Linear regression of a compositional response on external covariates can be used to identify and estimate linear evolution of CoDA. This kind of regression is easily carried out using some coordinate representation of the compositional response and conventional statistical packages. Residual analysis is also carried out in the simplex, preferably using some coordinate system. Regression techniques are easily extended to comparisons of the centers (means) of different populations (ANOVA) in a similar way as it is done in standard multivariate analysis.
6.- CoDa discriminant analysis and logistic-regression.
Most multivariate statistics techniques can be used on the coordinates of CoDa, like those presented in this section. Discriminant techniques are useful when the response data are some pre-defined categories, considered a function of some continuous variables. In the case that such data form in fact a composition, then CoDa-discriminant analysis should be employed.
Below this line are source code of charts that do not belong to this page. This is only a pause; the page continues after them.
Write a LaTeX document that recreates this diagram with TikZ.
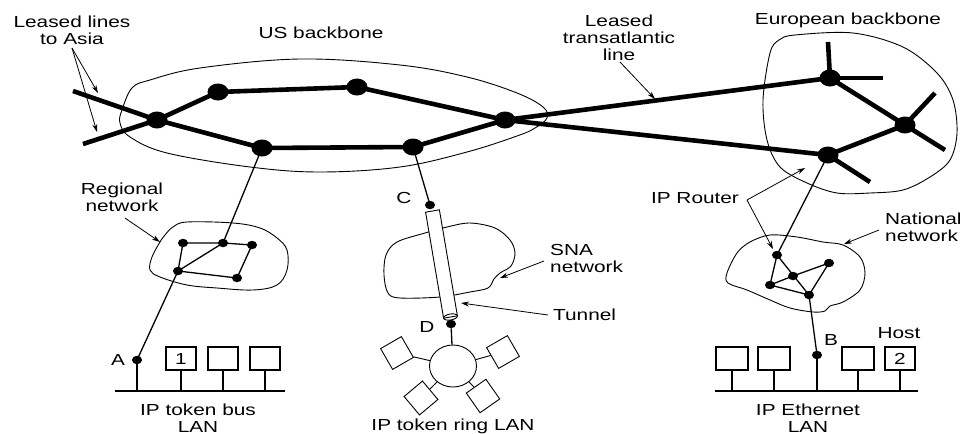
\documentclass[tikz,border=0pt]{standalone}
\usepackage{fontspec}
\setmainfont[FakeStretch=1.3]{Liberation Sans}
\usetikzlibrary{arrows.meta,shapes.geometric}
\begin{document}
\begin{tikzpicture}[x=1pt,y=-1pt,
  bb/.style={line width=4.6pt},
  bigdot/.style={ellipse,fill,inner sep=0pt,minimum width=21pt,minimum height=17pt},
  smalldot/.style={ellipse,fill,inner sep=0pt,minimum width=10pt,minimum height=8.5pt},
  link/.style={line width=1.3pt},
  outline/.style={line width=0.9pt},
  arr/.style={-{Stealth[length=8pt,width=5pt]},line width=0.8pt},
  lbl/.style={font=\fontsize{16}{17}\selectfont,inner sep=0pt,align=center},
  hostbox/.style={draw,line width=1.1pt,minimum width=30pt,minimum height=23pt,inner sep=0pt,font=\fontsize{16}{17}\selectfont},
  bus/.style={line width=1.3pt},
  station/.style={draw,line width=0.9pt,minimum size=24pt,inner sep=0pt}]

\useasboundingbox (0,0) rectangle (962,434);

% ---------- clouds ----------
\draw[outline] plot[smooth cycle,tension=0.6] coordinates {(122,110) (132,88) (150,80) (200,68) (300,59) (400,65) (467,77) (517,93) (543,107) (547,118) (535,128) (517,136) (467,152) (400,167) (320,172) (250,167) (167,153) (130,137) (120,123)};
\draw[outline] plot[smooth cycle,tension=0.55] coordinates {(770,53) (779,40) (795,35) (853,33) (903,47) (937,73) (953,100) (957,133) (950,160) (930,177) (903,190) (870,193) (837,193) (807,183) (780,167) (767,140) (763,100)};
\draw[outline] plot[smooth cycle,tension=0.6] coordinates {(160,242) (152,257) (150,270) (160,277) (187,285) (217,288) (253,290) (277,285) (287,270) (287,250) (277,238) (260,228) (233,223) (187,222) (173,227) (165,235)};
\draw[outline] plot[smooth cycle,tension=0.55] coordinates {(397,242) (425,233) (447,227) (470,223) (495,228) (510,240) (515,253) (511,266) (500,273) (494,279) (488,288) (470,292) (440,297) (400,298) (388,293) (384,275) (386,255)};
\draw[outline] plot[smooth cycle,tension=0.55] coordinates {(727,273) (737,253) (750,242) (770,235) (797,237) (823,242) (843,245) (860,257) (865,273) (860,290) (843,302) (830,306) (825,311) (813,312) (790,308) (770,300) (747,290) (728,283)};

% ---------- backbone coordinates ----------
\coordinate (n1) at (157,120);
\coordinate (n2) at (218,92);
\coordinate (n3) at (357,87);
\coordinate (n4) at (505,120);
\coordinate (n5) at (413,147);
\coordinate (n6) at (262,148);
\coordinate (e1) at (830,78);
\coordinate (e3) at (905,125);
\coordinate (e2) at (828,155);
\coordinate (asiaA) at (73,91);
\coordinate (asiaB) at (83,144);
\coordinate (e1up) at (828,42);
\coordinate (e1r) at (883,78);
\coordinate (e3a) at (935,93);
\coordinate (e3b) at (945,150);
\coordinate (e2s) at (870,182);

\draw[bb] (asiaA) -- (n1);
\draw[bb] (asiaB) -- (n1);
\draw[bb] (n1) -- (n2) -- (n3) -- (n4) -- (n5) -- (n6) -- (n1);
\draw[bb] (n4) -- (e1);
\draw[bb] (n4) -- (e2);
\draw[bb] (e1) -- (e3) -- (e2);
\draw[bb] (e1) -- (e1up);
\draw[bb] (e1) -- (e1r);
\draw[bb] (e3) -- (e3a);
\draw[bb] (e3) -- (e3b);
\draw[bb] (e2) -- (e2s);

% ---------- regional network ----------
\coordinate (r1) at (183,243);
\coordinate (r2) at (223,243);
\coordinate (r3) at (252,245);
\coordinate (r4) at (237,278);
\coordinate (r5) at (178,271);
\coordinate (A) at (137,360);
\draw[link] (n6) -- (r2);
\draw[link] (r1) -- (r2) -- (r3) -- (r4) -- (r5) -- (r1);
\draw[link] (r5) -- (r2);
\draw[link] (r5) -- (A);

% ---------- national network ----------
\coordinate (m1) at (777,255);
\coordinate (m2) at (793,276);
\coordinate (m3) at (770,285);
\coordinate (m4) at (809,295);
\coordinate (m5) at (829,263);
\coordinate (B) at (817,355);
\draw[link] (e2) -- (m1);
\draw[link] (m1) -- (m3) -- (m4) -- (m5) -- (m2) -- (m3);
\draw[link] (m1) -- (m4);
\draw[link] (m4) -- (B);

% ---------- middle: C, tunnel, D ----------
\coordinate (C) at (430,205);
\coordinate (D) at (451,324);
\draw[link] (n5) -- (C);
\draw[outline,fill=white] (425.6,212.2) -- (439.4,209.8) -- (457.4,315.8) -- (443.6,318.2) -- cycle;
\draw[outline,rotate around={9.6:(450.5,317)}] (450.5,317) ellipse [x radius=7pt,y radius=3pt];

% ---------- dots ----------
\foreach \p in {n1,n2,n3,n4,n5,n6,e1,e2,e3} \node[bigdot] (\p dot) at (\p) {};
\foreach \p in {r1,r2,r3,r4,r5,m1,m2,m3,m4,m5,A,B,C,D} \node[smalldot] (\p dot) at (\p) {};

% ---------- token ring ----------
\node[draw,ellipse,outline,minimum width=47pt,minimum height=42pt] (ring) at (453,366) {};
\node[station,rotate=30] (s1) at (397,353) {};
\node[station,rotate=30] (s2) at (503,352) {};
\node[station,rotate=40] (s3) at (421,398) {};
\node[station,rotate=35] (s4) at (483,396) {};
\draw[outline] (ring) -- (s1);
\draw[outline] (ring) -- (s2);
\draw[outline] (ring) -- (s3);
\draw[outline] (ring) -- (s4);
\draw[link] (Ddot) -- (ring);

% ---------- token bus LAN ----------
\coordinate (busL1) at (115,391);
\coordinate (busL2) at (285,391);
\draw[bus] (busL1) -- (busL2);
\node[hostbox] (h1) at (181,358.5) {1};
\node[hostbox] (h2) at (223,358.5) {};
\node[hostbox] (h3) at (265,358.5) {};
\draw[bus] (A) -- (A |- busL1);
\foreach \h in {h1,h2,h3} \draw[bus] (\h.south) -- (\h.south |- busL1);

% ---------- Ethernet LAN ----------
\coordinate (busR1) at (715,391);
\coordinate (busR2) at (918,391);
\draw[bus] (busR1) -- (busR2);
\node[hostbox,minimum width=32pt] (h4) at (732,358.5) {};
\node[hostbox,minimum width=32pt] (h5) at (774,358.5) {};
\node[hostbox,minimum width=32pt] (h6) at (858,358.5) {};
\node[hostbox] (h7) at (900,358.5) {2};
\draw[bus] (B) -- (B |- busR1);
\foreach \h in {h4,h5,h6,h7} \draw[bus] (\h.south) -- (\h.south |- busR1);

% ---------- labels ----------
\node[lbl] (lAsia) at (72,30) {Leased lines\\to Asia};
\node[lbl] (lUS) at (321,33) {US backbone};
\node[lbl] (lTrans) at (619,37.5) {Leased\\transatlantic\\line};
\node[lbl] (lEuro) at (848,20) {European backbone};
\node[lbl] (lRegional) at (122,197) {Regional\\network};
\node[lbl,anchor=west,align=left] (lSNA) at (550,258.5) {SNA\\network};
\node[lbl,anchor=west] (lTunnel) at (553,315) {Tunnel};
\node[lbl] (lRouter) at (695,198) {IP Router};
\node[lbl,anchor=west,align=left] (lNational) at (885,227.5) {National\\network};
\node[lbl] (lHost) at (899,333) {Host};
\node[lbl] (lA) at (118,360) {A};
\node[lbl] (lB) at (831,340) {B};
\node[lbl] (lC) at (404,198) {C};
\node[lbl] (lD) at (427,327) {D};
\node[lbl] (lBus) at (198,418) {IP token bus\\LAN};
\node[lbl] (lRing) at (453,426) {IP token ring LAN};
\node[lbl] (lEth) at (808,418) {IP Ethernet\\LAN};

% ---------- arrows ----------
\coordinate (asiaTail) at (72,48);
\coordinate (asiaTip1) at (98,93);
\coordinate (asiaTip2) at (97,132);
\draw[arr] (asiaTail) -- (asiaTip1);
\draw[arr] (asiaTail) -- (asiaTip2);
\coordinate (transTail) at (620,62);
\coordinate (transTip) at (655,99);
\draw[arr] (transTail) -- (transTip);
\coordinate (regTail) at (125,218);
\coordinate (regTip) at (160,242);
\draw[arr] (regTail) -- (regTip);
\coordinate (snaTail) at (544,261);
\coordinate (snaTip) at (500,278);
\draw[arr] (snaTail) -- (snaTip);
\coordinate (tunTail) at (548,315);
\coordinate (tunTip) at (461,303);
\draw[arr] (tunTail) -- (tunTip);
\coordinate (rtJ) at (747,200);
\coordinate (rtTip1) at (805,168);
\coordinate (rtTip2) at (773,249);
\draw[arr] (rtJ) -- (rtTip1);
\draw[arr] (rtJ) -- (rtTip2);
\coordinate (natTail) at (879,230);
\coordinate (natTip) at (844,244);
\draw[arr] (natTail) -- (natTip);
\end{tikzpicture}
\end{document}
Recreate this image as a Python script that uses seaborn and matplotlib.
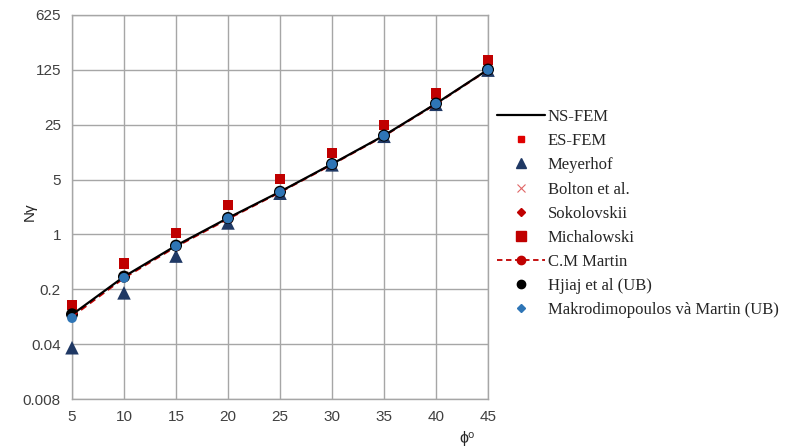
import numpy as np
import pandas as pd
import matplotlib
matplotlib.use("Agg")
import matplotlib.pyplot as plt
from matplotlib.lines import Line2D
import seaborn as sns

phi = [5, 10, 15, 20, 25, 30, 35, 40, 45]
ns_fem = [0.095, 0.29, 0.72, 1.62, 3.5, 7.9, 18.2, 46.5, 126]
es_fem = [0.098, 0.30, 0.74, 1.66, 3.6, 8.1, 18.6, 47.5, 129]
meyerhof = [0.036, 0.18, 0.53, 1.40, 3.35, 7.7, 17.8, 45.5, 124]
bolton = [0.097, 0.30, 0.73, 1.64, 3.55, 8.0, 18.4, 47.0, 128]
sokolovskii = [0.092, 0.28, 0.70, 1.58, 3.45, 7.8, 18.0, 46.0, 125]
michalowski = [0.126, 0.43, 1.04, 2.37, 5.1, 10.9, 24.8, 62.0, 167]
cm_martin = [0.090, 0.28, 0.70, 1.58, 3.45, 7.8, 18.0, 46.0, 125]
hjiaj = [0.096, 0.29, 0.72, 1.62, 3.5, 7.9, 18.2, 46.5, 126]
makro = [0.086, 0.28, 0.71, 1.60, 3.47, 7.85, 18.1, 46.2, 125]

y_ticks = [0.008, 0.04, 0.2, 1, 5, 25, 125, 625]
y_tick_labels = ["0.008", "0.04", "0.2", "1", "5", "25", "125", "625"]
x_ticks = [5, 10, 15, 20, 25, 30, 35, 40, 45]

labels = ["NS-FEM", "ES-FEM", "Meyerhof", "Bolton et al.", "Sokolovskii",
          "Michalowski", "C.M Martin", "Hjiaj et al (UB)",
          "Makrodimopoulos và Martin (UB)"]

df = pd.DataFrame({"phi": phi, "ns": ns_fem, "es": es_fem, "mey": meyerhof,
                   "bol": bolton, "sok": sokolovskii, "mic": michalowski,
                   "mar": cm_martin, "hji": hjiaj, "mak": makro})

sns.set_style("white")
plt.rcParams['font.family'] = ['Liberation Sans', 'DejaVu Sans']

fig = plt.figure(figsize=(7.96, 4.48), dpi=100)
ax = fig.add_axes([72/796, 1-399/448, (488-72)/796, (399-15)/448])

red = "#E00000"
dred = "#C00000"
navy = "#1F3864"
blue = "#2E75B6"

sns.scatterplot(data=df, x="phi", y="mic", marker="s", s=60, color=dred,
                edgecolor="none", ax=ax, zorder=3, clip_on=False)
sns.scatterplot(data=df, x="phi", y="mey", marker="^", s=95, color=navy,
                edgecolor="none", ax=ax, zorder=3, clip_on=False)
sns.scatterplot(data=df, x="phi", y="es", marker="s", s=25, color=red,
                edgecolor="none", ax=ax, zorder=3, clip_on=False)
sns.scatterplot(data=df, x="phi", y="bol", marker="x", s=30, color="#E06666",
                linewidth=1, ax=ax, zorder=3, clip_on=False)
sns.scatterplot(data=df, x="phi", y="sok", marker="D", s=20, color=dred,
                edgecolor="none", ax=ax, zorder=3, clip_on=False)
sns.scatterplot(data=df, x="phi", y="hji", marker="o", s=75, color="black",
                edgecolor="none", ax=ax, zorder=4, clip_on=False)
sns.lineplot(data=df, x="phi", y="mar", color=dred, linestyle=(0, (3, 2)),
             linewidth=1.6, marker="o", markersize=5, markeredgewidth=0,
             ax=ax, zorder=5, clip_on=False)
sns.lineplot(data=df, x="phi", y="ns", color="black", linewidth=1.6, ax=ax,
             zorder=5, clip_on=False)
sns.scatterplot(data=df, x="phi", y="mak", marker="o", s=50, color=blue,
                edgecolor="none", ax=ax, zorder=6, clip_on=False)

ax.set_yscale("log", base=5)
ax.set_ylim(0.008, 625)
ax.set_xlim(5, 45)
ax.set_yticks(y_ticks)
ax.set_yticklabels(y_tick_labels)
ax.yaxis.set_minor_locator(matplotlib.ticker.NullLocator())
ax.set_xticks(x_ticks)
ax.set_xticklabels([str(v) for v in x_ticks])
ax.grid(True, color="#A6A6A6", linewidth=1)
ax.set_axisbelow(True)
for s in ax.spines.values():
    s.set_color("#A6A6A6")
    s.set_linewidth(1)
ax.tick_params(axis="both", which="major", length=4, color="#A6A6A6",
               labelsize=11, labelcolor="#404040", pad=4)
ax.set_xlabel("")
ax.set_ylabel("")
fig.text(30/796, 1-212/448, "Nγ", rotation=90, ha="center", va="center",
         fontsize=11, color="#262626")
fig.text(467/796, 1-438/448, "ϕ⁰", ha="center", va="center",
         fontsize=11.5, color="#262626")

handles = [
    Line2D([], [], color="black", linewidth=1.6),
    Line2D([], [], color=red, marker="s", linestyle="none", markersize=5),
    Line2D([], [], color=navy, marker="^", linestyle="none", markersize=7),
    Line2D([], [], color="#E06666", marker="x", linestyle="none", markersize=6, markeredgewidth=0.8),
    Line2D([], [], color=dred, marker="D", linestyle="none", markersize=4.5),
    Line2D([], [], color=dred, marker="s", linestyle="none", markersize=7),
    Line2D([], [], color=dred, marker="o", linestyle=(0, (3, 2)), linewidth=1.3, markersize=6),
    Line2D([], [], color="black", marker="o", linestyle="none", markersize=6),
    Line2D([], [], color=blue, marker="D", linestyle="none", markersize=4.5),
]
leg = fig.legend(handles, labels, loc="upper left",
                 bbox_to_anchor=(497/796, 1-109/448), frameon=False,
                 prop={"family": "Liberation Serif", "size": 12},
                 handlelength=2.9, handletextpad=0.15, labelspacing=0.49,
                 borderpad=0, borderaxespad=0)
for t in leg.get_texts():
    t.set_color("#262626")

fig.savefig("out.png", dpi=100)
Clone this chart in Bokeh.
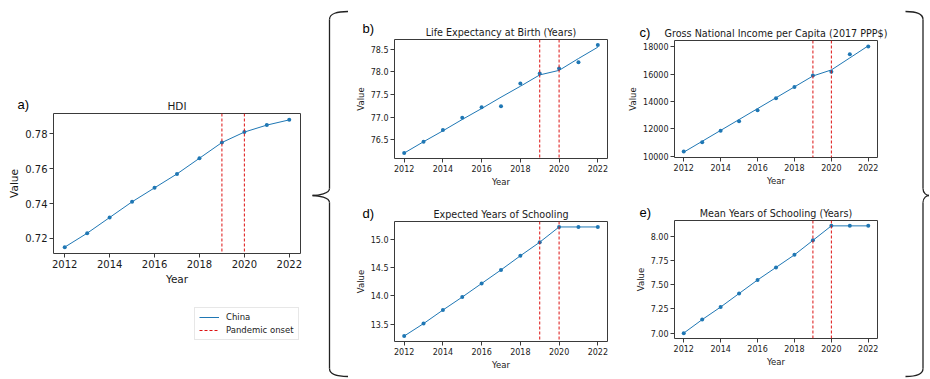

This is formally equivalent to applying standard discriminant techniques (Fisher, linear or quadratic discrimination) to the log-ratio coordinates of the observed components. However, this subject deserves further attention, as the obtained results can be interpreted as objects on the simplex (directions of maximal separation between groups, boundary planes, ellipses, parabolas, etc.) and represented as such. Attention is finally paid to the relationship between the simplicial linear regression of section 5 and the standard multinomial logistic-regression, an alternative discrimination method.
7.- Introduction to available software.
The lab exercises are based on available software. CoDaPack-3D built as a macro library for MS-Excel, provides a easy-to-use tool for elementary exploratory analysis of CoDa. It is used in most teaching activities of the course. For more demanding statistical techniques, as discriminant or cluster analyses and logistic-regression, the package "compositions", based on the open source statistical environment R is also used.